Lazara se quedaba a dormir a su lado para ahorrarle el gasto de una enfermera
nocturna. Uno de los enfermos del cuarto pasó la primera noche gritando por el
pánico de la muerte. Aquellas veladas interminables acabaron con las últimas
reticencias de Lazara.
A los cuatro
meses de haber llegado a Ginebra, le dieron de alta. Homero, administrador
meticuloso de sus fondos exiguos, pagó las cuentas del hospital y se lo llevó
en su ambulancia con otros empleados que ayudaron a subirlo al octavo piso. Se
instaló en la alcoba de los niños, a quienes nunca acabó de reconocer, y poco a
poco volvió a la realidad. Se empeñó en los ejercicios de rehabilitación con un
rigor militar, y volvió a caminar con su solo bastón. Pero aun vestido con la
buena ropa de antaño estaba muy lejos de ser el mismo, tanto por su aspecto
como por el modo de ser. Temeroso del invierno que se anunciaba muy severo, y
que en realidad fue el más crudo de lo que iba del siglo, decidió regresar en
un barco que zarpaba de Marsella el 13 de diciembre, contra el criterio de los
médicos que querían vigilarlo un poco más. A última hora el dinero no alcanzó
para tanto, y Lazara quiso completarlo a escondidas de su marido con un rasguño
más en los ahorros de los hijos, pero también allí encontró menos de lo que
suponía.
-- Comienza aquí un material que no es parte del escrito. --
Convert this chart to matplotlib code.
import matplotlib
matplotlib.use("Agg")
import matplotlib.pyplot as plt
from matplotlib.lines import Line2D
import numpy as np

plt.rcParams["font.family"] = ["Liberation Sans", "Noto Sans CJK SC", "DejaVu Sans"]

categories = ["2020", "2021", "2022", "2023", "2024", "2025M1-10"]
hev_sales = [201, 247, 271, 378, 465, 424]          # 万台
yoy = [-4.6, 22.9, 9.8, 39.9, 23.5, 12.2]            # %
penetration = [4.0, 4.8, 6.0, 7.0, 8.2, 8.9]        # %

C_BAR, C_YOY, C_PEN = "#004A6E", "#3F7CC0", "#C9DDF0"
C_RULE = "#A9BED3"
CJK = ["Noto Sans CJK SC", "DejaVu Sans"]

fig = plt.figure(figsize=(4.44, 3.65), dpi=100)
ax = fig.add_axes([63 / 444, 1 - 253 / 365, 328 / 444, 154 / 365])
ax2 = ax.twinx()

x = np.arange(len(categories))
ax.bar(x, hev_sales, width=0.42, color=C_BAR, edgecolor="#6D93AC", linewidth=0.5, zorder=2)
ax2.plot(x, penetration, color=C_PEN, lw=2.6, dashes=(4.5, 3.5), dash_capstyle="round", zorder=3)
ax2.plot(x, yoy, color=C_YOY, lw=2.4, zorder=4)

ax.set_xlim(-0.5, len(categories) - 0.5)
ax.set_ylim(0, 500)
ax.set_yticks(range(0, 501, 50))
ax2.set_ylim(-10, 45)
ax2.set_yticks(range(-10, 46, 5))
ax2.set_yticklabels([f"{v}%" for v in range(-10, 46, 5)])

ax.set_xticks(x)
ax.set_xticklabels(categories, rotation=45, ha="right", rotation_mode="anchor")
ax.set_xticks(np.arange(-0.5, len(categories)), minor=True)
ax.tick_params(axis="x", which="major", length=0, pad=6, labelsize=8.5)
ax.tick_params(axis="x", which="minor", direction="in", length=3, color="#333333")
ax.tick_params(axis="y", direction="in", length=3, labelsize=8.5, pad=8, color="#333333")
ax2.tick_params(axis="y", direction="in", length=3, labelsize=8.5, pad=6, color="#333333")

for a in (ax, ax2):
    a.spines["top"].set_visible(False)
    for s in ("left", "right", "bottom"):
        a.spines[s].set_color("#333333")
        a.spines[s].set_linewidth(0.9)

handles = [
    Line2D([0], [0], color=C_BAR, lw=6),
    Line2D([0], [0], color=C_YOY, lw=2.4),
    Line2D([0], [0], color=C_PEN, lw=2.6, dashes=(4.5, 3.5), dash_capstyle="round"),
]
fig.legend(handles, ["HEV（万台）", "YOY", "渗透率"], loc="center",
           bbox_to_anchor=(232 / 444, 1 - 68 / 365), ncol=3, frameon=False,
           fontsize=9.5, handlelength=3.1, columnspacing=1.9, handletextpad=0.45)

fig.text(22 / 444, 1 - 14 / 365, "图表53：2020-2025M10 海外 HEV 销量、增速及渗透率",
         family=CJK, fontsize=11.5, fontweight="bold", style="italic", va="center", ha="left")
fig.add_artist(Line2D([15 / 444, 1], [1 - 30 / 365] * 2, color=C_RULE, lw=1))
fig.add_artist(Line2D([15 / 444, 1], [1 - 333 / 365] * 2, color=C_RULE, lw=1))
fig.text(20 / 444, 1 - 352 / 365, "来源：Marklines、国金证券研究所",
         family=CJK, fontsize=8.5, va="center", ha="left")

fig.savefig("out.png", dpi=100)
Entonces Homero le confesó que lo había cogido a escondidas de ella
para completar la cuenta del hospital.
—Bueno —se
resignó Lazara—. Digamos que era el hijo mayor.
El 11 de
diciembre lo embarcaron en el tren de Marsella bajo una fuerte tormenta de
nieve, y sólo cuando volvieron a casa encontraron una carta de despedida en la
mesa de noche de los niños. Allí mismo dejó su anillo de bodas para Bárbara,
junto con el de la esposa muerta, que nunca trató de vender, y el reloj de
leontina para Lázaro. Como era domingo, algunos vecinos caribes que
descubrieron el secreto habían acudido a la estación de Cornavin con un
conjunto de arpas de Veracruz. El presidente estaba sin aliento, con el abrigo
de perdulario y una larga bufanda de colores que había sido de Lazara, pero aún
así permaneció en el pescante del último vagón despidiéndose con el sombrero
bajo el azote del vendaval. El tren empezaba a acelerar cuando Homero cayó en
la cuenta de que se había quedado con el bastón. Corrió hasta el extremo del
andén y lo lanzó con bastante fuerza para que el presidente lo atrapara en el
aire, pero cayó entre las ruedas y quedó destrozado. Fue un instante de terror.
Lo último que vio Lazara fue la mano trémula estirada para atrapar el bastón
que nunca alcanzó, y el guardián del tren que logró agarrar por la bufanda al
anciano cubierto de nieve, y lo salvó en el vacío. Lazara corrió despavorida al
encuentro del marido tratando de reír detrás de las lágrimas.
—Dios mío —le
gritó—, ese hombre no se muere con nada.
Llegó sano y
salvo, según anunció en su extenso telegrama de gratitud. No se volvió a saber
nada de él en más de un año. Por fin llegó una carta de seis hojas manuscritas
en la que ya era imposible reconocerlo. El dolor había vuelto, tan intenso y
puntual como antes, pero él decidió no hacerle caso y dedicarse a vivir la vida
como viniera. El poeta Aimé Césaire le había regalado otro bastón con
incrustaciones de nácar, pero había resuelto no usarlo. Hacía seis meses que
comía carne con regularidad, y toda clase de mariscos, y era capaz de beberse
hasta veinte tazas diarias de café cerrero. Pero ya no leía el fondo de la taza
porque sus pronósticos le resultaban al revés. El día que cumplió los setenta y
cinco años se había tomado unas copitas del exquisito ron de la Martinica, que
le sentaron muy bien, y volvió a fumar. No se sentía mejor, por supuesto, pero
tampoco peor. Sin embargo, el motivo real de la carta era comunicarles que se
sentía tentado de volver a su país para ponerse al frente de un movimiento
renovador, por una causa justa y una patria digna, aunque sólo fuera por la
gloria mezquina de no morirse de viejo en su cama. En ese sentido, concluía la
carta, el viaje a Ginebra había sido providencial.